Wednesday, March 28, 2007

How do you define 'Involved Dad'?

When I originally began this project, the intention was to make a documentary solely about Stay-At-Home-Dads (SAHDs). However, the further I journeyed into the research, the better idea seemed to be more inclusive of all fathers who are ‘involved’ with their kids. So, that’s how I defined an ‘Evolved’ dad. There isn’t anywhere on the website that specifies this is only about Stay-At-Home-Dads. The logo (masterfully crafted by artist Mike MacLean) has a father with a briefcase as well as a bjorn; and yet, after putting out the first wave of emails, launching the site, etc, the majority of responses are either from Stay-At-Home-Dads or people talking about SAHDs.

How interesting.

My thought has always been that the extreme version of the Evolved Dad was the Stay-At-Home-Dad and it will likely be an emphasis in the film, but not to the exclusion of the rest of the dads out there.

Which brings me to the meat of what I’m exploring at the moment. In reflection, I suppose that making a film about being a father is a personal exploration into where I am at this point in my life. (Not that the film will focus on this, as I’d rather stay behind the scenes, aside from expressions like this blog.) The point being that I never even thought of myself as a Stay-At-Home-Dad until a good friend suggested I make a film about the subject given where he saw me in my life.

To be honest, the moniker, Stay-At-Home-Dad, isn’t something I’ve ever been terribly comfortable with. Am I comfortable with being a dad? Absolutely and proudly. But Stay-At-Home-Dad brings on that whole “Mr. Mom” connotation – something I definitely feel the negative vibe about. (At the initial point of research I put out a bunch of flyers around town sharing my interest in speaking with Stay-At-Home-Dads and a few days later, happened to come across one of them. Scrawled on the paper was “Mr. Mom.” Ouch! I wondered what the person was thinking when they wrote that. Was the sting intended? As a further aside, I hope to interview some of the people behind the Mr. Mom movie to see what their perspective is now on the moniker they helped birth.)
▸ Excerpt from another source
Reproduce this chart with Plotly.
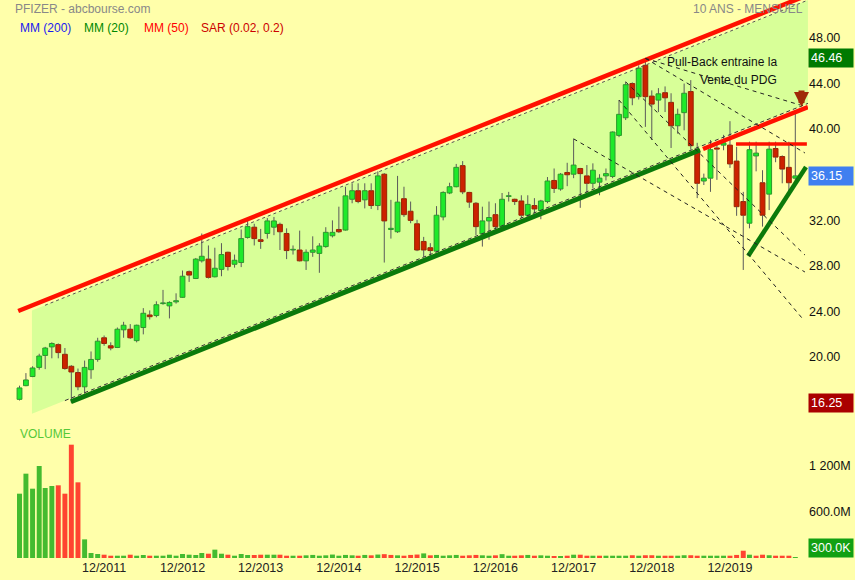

I grew up in a fairly traditional family with a lawyer for a dad and a mom who was there mainly to take care of my sister and I, although she certainly kept busy with a small interior design business. In other words, I was born and bred to be the breadwinner dad. Hence, the idea of being a Stay-At-Home-Dad never really crossed my mind until it happened. From the dads I’ve spoken with so far, most of them would probably agree with this last statement; and yet, the rewards of getting to know your own kids this well, to be so included in their lives – it might not look cool from the outside world, but when you really care about the kids, at a certain point, who gives a sh—t?

Now, let me be clear. The film is less about canonizing Stay-At-Home-Dads than about promoting the idea of fathers to be more involved with their kids (regardless of the 'type' of dad) and to challenge different gender assumptions that we (myself included) have been ingrained with. There is so much that is backwards about our society in its treatment/depiction/deemphasis on fatherhood. My hope is that this film will help counteract these things to the extent that some teenage boy watching this might think to himself how cool it would be to someday become an involved dad.

Mr. Mom be damned:)

Thursday, March 15, 2007

The Evolution Begins...

Hi! Thanks for checking out this brand new blog. My goal is to continually share all things related to the making of this film. The Evolution of Dad Project is perhaps the most integrated film I could be making at this time. When I'm not researching, filming, etc, I'm helping take care of my two sons. It's a strange and wonderful thing to be living what one is filming.

I've been working on this project since the beginning of the new year. The research has been extremely enlightening and continues to be so. So many assumptions about fathers and mothers have been challenged. My hope is that this film will have an inspiring, positive impact on the way we view family relationships.

A personal anecdote: last week I took my three-year-old son to the "Little Gym" for some exercise on the mats and balance beam. We were having a blast together. Every so often, however, this little girl would come over to me and want me to lift her up as I was doing with my son. Eventually, her mother came over, slightly embarrassed. She explained that her daughter has this tendency to 'latch onto' any of the other dads around and that today she had picked me. The mother explained how jealous it made her husband. I just nodded at her and my son and I went on our way, but deep inside I kept thinking that the little girl was reaching out to a father figure as her own was probably not sufficiently present in her life. How many other boys and girls grow up with this father absence?

This little instance is just another reminder why making a film about involved fathers is so important. Thanks for reading this very first blog. I hope you continue with me on the journey to making this film.